Status
Success
Rocket
Mission Details
Chang'e 6
Chang'e 6 (Chinese: 嫦娥六号) is China's second lunar soil sample return mission similar to Chang'e 5 which launched in late 2020. The space probe is expected to bring back to Earth a lunar soil sample with a mass of up to two kilograms. The lander will land on the far side of the Moon, near the southern edge of the Apollo Basin. If this objective is retained it would be the first soil sample from this face ever returned to Earth, because the Apollo and Luna missions always brought back samples from the visible face of the Moon.
Chang'e 6 is part of the Chinese lunar exploration program Chang'e. The mission follows the Chang'e 1 (launched in 2007) and 2 (2010) orbiters and the Chang'e 3 (2013) and 4 (2018) rovers, as well as the Chang'e 5 mission.

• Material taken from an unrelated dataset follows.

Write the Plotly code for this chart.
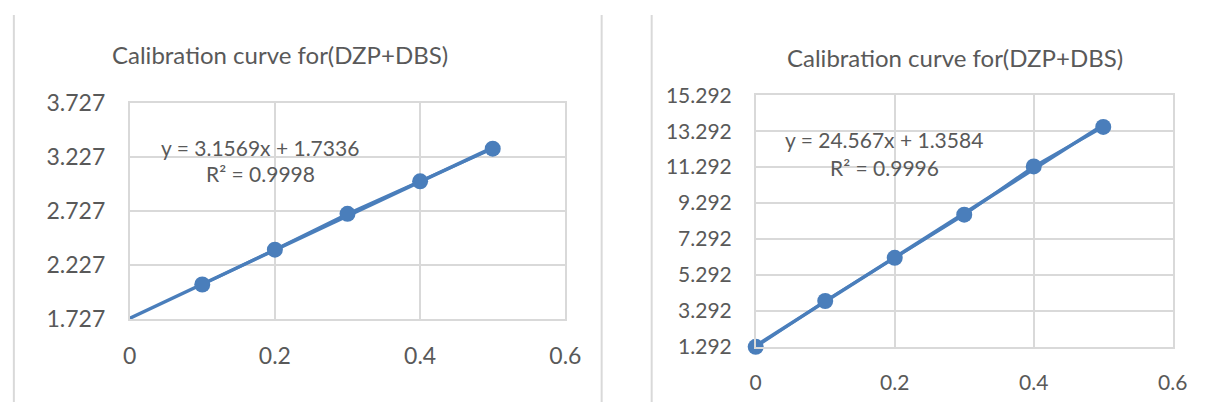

The 8.2-ton space probe is composed of four modules: a service module that supports the journey between the Earth and the Moon, a lander with a mass of 3.8 tons to land on the Moon, an ascent stage that must bring the soil samples back to lunar orbit, and a return capsule that brings them back to Earth. The Chinese engineers opted for a complex sample return scenario: the ascent stage, instead of returning directly to Earth (scenario of the Soviet probes of the Luna program), has a docking with the service module: the sample is then transferred to the return capsule, which is brought back close to the Earth and detached from it to perform an atmospheric re-entry.
Foreign institutions including CNES, the French space agency, will provide several scientific instruments on the probe.